Warsh took the chair on May 22. Since then, he has said very little about rates. Indeed, he scrapped forward guidance entirely at his first meeting in June.

The Senate Banking Committee hosts him on Wednesday, July 15, at 10:00 a.m. His House appearance lands a day earlier. Because the June CPI drops first, lawmakers will press him hard on prices.

Still, traders should temper their hopes. Warsh has built a reputation on saying less, not more. Any concrete hint about the July 28 meeting would surprise the market.

Lawmakers will probe far beyond rates. Fed independence tops the list, given persistent White House pressure for cheaper money. In addition, Warsh has launched five internal task forces on Fed reform.

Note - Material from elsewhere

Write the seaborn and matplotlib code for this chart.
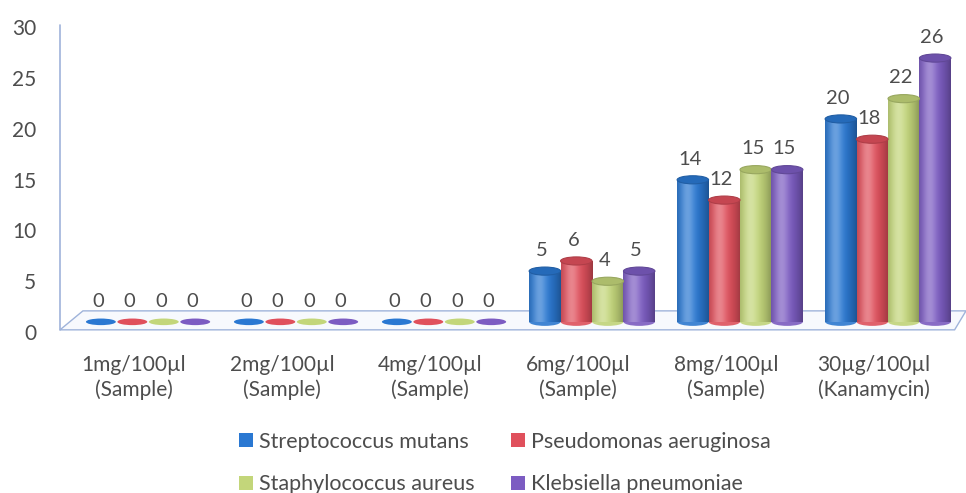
import numpy as np
import pandas as pd
import matplotlib
matplotlib.use("Agg")
import matplotlib.pyplot as plt
import matplotlib.transforms as mtransforms
from matplotlib.patches import Ellipse, Polygon, Patch
from matplotlib.colors import to_rgb
import seaborn as sns

# Zone of inhibition (mm) for each concentration and organism
doses = ["1mg/100µl\n(Sample)", "2mg/100µl\n(Sample)", "4mg/100µl\n(Sample)",
         "6mg/100µl\n(Sample)", "8mg/100µl\n(Sample)", "30µg/100µl\n(Kanamycin)"]
species = ["Streptococcus mutans", "Pseudomonas aeruginosa",
           "Staphylococcus aureus", "Klebsiella pneumoniae"]
s_mutans = [0, 0, 0, 5, 14, 20]
p_aeruginosa = [0, 0, 0, 6, 12, 18]
s_aureus = [0, 0, 0, 4, 15, 22]
k_pneumoniae = [0, 0, 0, 5, 15, 26]
y_ticks = [0, 5, 10, 15, 20, 25, 30]

colors = ["#2a78d2", "#e0505c", "#c3d67a", "#7c5cc2"]

sns.set_theme(style="white")
plt.rcParams["font.family"] = ["Lato", "DejaVu Sans"]
text_color = "#4d4d4d"
axis_color = "#9fb3da"

rows = []
for name, vals in zip(species, [s_mutans, p_aeruginosa, s_aureus, k_pneumoniae]):
    for d, v in zip(doses, vals):
        rows.append({"dose": d, "species": name, "zone": v})
df = pd.DataFrame(rows)

fig = plt.figure(figsize=(9.66, 4.93), dpi=100)
W, H = 966, 493
ax = fig.add_axes([60 / W, 1 - 334 / H, (W - 60) / W, (334 - 17.5) / H])

sns.barplot(data=df, x="dose", y="zone", hue="species", hue_order=species,
            order=doses, palette=colors, width=0.85, saturation=1,
            ax=ax, legend=False, zorder=3)

xlim = (-0.595, 5.527)
ylim = (-1.2, 30)


def shade(rgb, t):
    """Horizontal cylinder shading: highlight left of centre, darker rims."""
    rgb = np.asarray(rgb)[None, :]
    t = np.atleast_1d(np.asarray(t, dtype=float))[:, None]
    hl = np.exp(-((t - 0.33) / 0.22) ** 2)
    dark = np.clip(np.abs(t - 0.4) / 0.6, 0, 1) ** 2
    out = rgb * (1 - 0.3 * dark)
    out = out + (1 - out) * 0.3 * hl
    return np.clip(out, 0, 1)


# Floor of the plot area
floor = Polygon([(-0.595, -0.79), (-0.44, 1.08), (5.527, 1.08), (5.45, -0.79)],
                closed=True, facecolor="#f7f9fd", edgecolor=axis_color,
                linewidth=1.0, zorder=1, clip_on=False)
ax.add_patch(floor)
# Vertical value axis line
ax.plot([-0.595, -0.595], [-0.79, 29.3], color=axis_color, lw=1.2,
        clip_on=False, zorder=2)

bars = [p for p in ax.patches if p is not floor]
t = np.linspace(0, 1, 64)
cap_h = 0.8
for patch in bars:
    x0 = patch.get_x()
    w = patch.get_width()
    h = patch.get_height()
    xc = x0 + w / 2
    base = np.array(to_rgb(patch.get_facecolor()))
    patch.set_edgecolor("none")
    if h > 0:
        grad = shade(base, t)[None, :, :]
        im = ax.imshow(grad, extent=[x0, x0 + w, 0, h], aspect="auto",
                       zorder=3.5, interpolation="bilinear")
        im.set_clip_path(patch)
        bottom = Ellipse((xc, 0), w, cap_h, facecolor=shade(base, 0.55)[0],
                         edgecolor="none", zorder=3.2)
        ax.add_patch(bottom)
        top = Ellipse((xc, h), w, cap_h, facecolor=np.clip(base * 0.88, 0, 1),
                      edgecolor=np.clip(base * 0.78, 0, 1), lw=0.8, zorder=3.8)
        ax.add_patch(top)
    else:
        flat = Ellipse((xc, 0), w * 0.95, 0.65, facecolor=base,
                       edgecolor="none", zorder=3.2)
        ax.add_patch(flat)
    ax.text(xc - 0.02, h + 2.05, f"{h:g}", ha="center", va="center",
            fontsize=14.5, color=text_color, zorder=5)

ax.set_xlim(*xlim)
ax.set_ylim(*ylim)
ax.set_xlabel("")
ax.set_ylabel("")
for s in ax.spines.values():
    s.set_visible(False)
ax.grid(False)
ax.set_facecolor("none")

ax.set_yticks(y_ticks)
ax.set_yticklabels([str(v) for v in y_ticks])
ax.tick_params(axis="y", length=0, pad=17, labelsize=15, labelcolor=text_color)
ax.tick_params(axis="x", length=0, pad=15, labelsize=15, labelcolor=text_color)
down = mtransforms.ScaledTranslation(0, -10 / 100, fig.dpi_scale_trans)
for lab in ax.get_yticklabels():
    lab.set_transform(lab.get_transform() + down)
left = mtransforms.ScaledTranslation(-14 / 100, 0, fig.dpi_scale_trans)
for lab in ax.get_xticklabels():
    lab.set_transform(lab.get_transform() + left)
    lab.set_linespacing(1.3)

# Legend laid out row by row (columns are filled first by matplotlib)
order = [0, 2, 1, 3]
handles = [Patch(facecolor=colors[i], edgecolor="none") for i in order]
labels = [species[i] for i in order]
fig.legend(handles, labels, loc="center", ncol=2,
           bbox_to_anchor=(505 / W, 1 - 463 / H), frameon=False,
           fontsize=15.5, labelcolor=text_color, handlelength=0.62,
           handleheight=0.62, handletextpad=0.3, columnspacing=1.7,
           labelspacing=1.05)

fig.savefig("out.png", dpi=100, facecolor="white")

Those groups cover communications, the balance sheet, data quality, inflation analysis and productivity. Congress will want details on each one. Therefore, the hearings may reveal more about the institution than about September.

The Fed’s own forecasts turned hawkish

The June meeting delivered a message through numbers instead of words. Policymakers held the target range at 3.50% to 3.75% by a 12-to-0 vote. That marked a fourth straight hold.

However, the projections shifted sharply. The committee lifted its 2026 headline PCE forecast to 3.6% from 2.7%. Core PCE moved to 3.3% from 2.7%. Meanwhile, the median year-end policy rate rose to 3.8% from 3.4%.

In plain terms, the dots now imply a hike rather than a cut. Nine officials pencilled in at least one increase this year. Growth forecasts slipped only slightly, to 2.2%.

As a result, a hot June print could revive bets on September tightening. A soft print would simply buy the committee time.

The Bank of Canada holds a different line

Canada offers a striking contrast. The Bank of Canada has kept its policy rate at 2.25% since October 2025. Its next decision also lands on Wednesday, July 15.

Governor Tiff Macklem faces a genuine dilemma. Energy costs pushed headline inflation up, yet growth stayed sluggish. Therefore, he has held the line through five straight meetings.

The April Monetary Policy Report projected 1.2% growth for 2026. It also pencilled in average CPI inflation of 2.3%. By comparison, the Fed expects far hotter prices.

That gap matters for currency traders. A wide and widening rate differential favours the dollar over the loonie. Furthermore, a fresh Canadian forecast lands alongside the July decision.

China adds a growth test

Beijing offers the other half of the story. China grew 5.0% year on year in the first quarter. On a quarterly basis, output expanded 1.3%.

That result beat most forecasts. Exports carried the load, while consumer demand stayed weak. Meanwhile, the property slump kept dragging on household confidence.

Officials target growth between 4.5% and 5.0% for the full year. Because energy costs rose sharply, second-quarter momentum probably faded. Any sharp slowdown would hurt commodity currencies and risk assets alike.

How markets may trade the print

The dollar sits at the centre of every scenario. A hot CPI reading plus a hawkish Warsh would lift yields and the greenback together. Conversely, a soft print and a cautious chair would deflate both.

Bond traders face the sharpest repricing risk. Short-dated yields track policy expectations most closely. Therefore, the two-year note will react first and hardest.

Risk assets carry more nuance. Equities and digital assets both dislike higher real rates. However, they also rally when fears of inflation fade and growth holds up.

Producer prices follow on Wednesday morning. That release arrives shortly before Warsh reaches the Senate. Consequently, the second hearing may prove livelier than the first.

What the week really tests

Three questions dominate. First, does the energy shock leak into core prices? Second, will Warsh defend Fed independence under political fire? Third, can other central banks resist the tightening pull?

Markets have already positioned for drama. Rate futures lean toward one Fed hike before year-end. However, positioning can flip quickly on a single surprise.

The June CPI print will not settle the debate on its own. Instead, it will tilt the odds. Traders should therefore watch the core reading far more closely than the headline.

Warsh has promised price stability in writing. Now Congress will ask him how and when. That answer, or the lack of one, will move the dollar this week.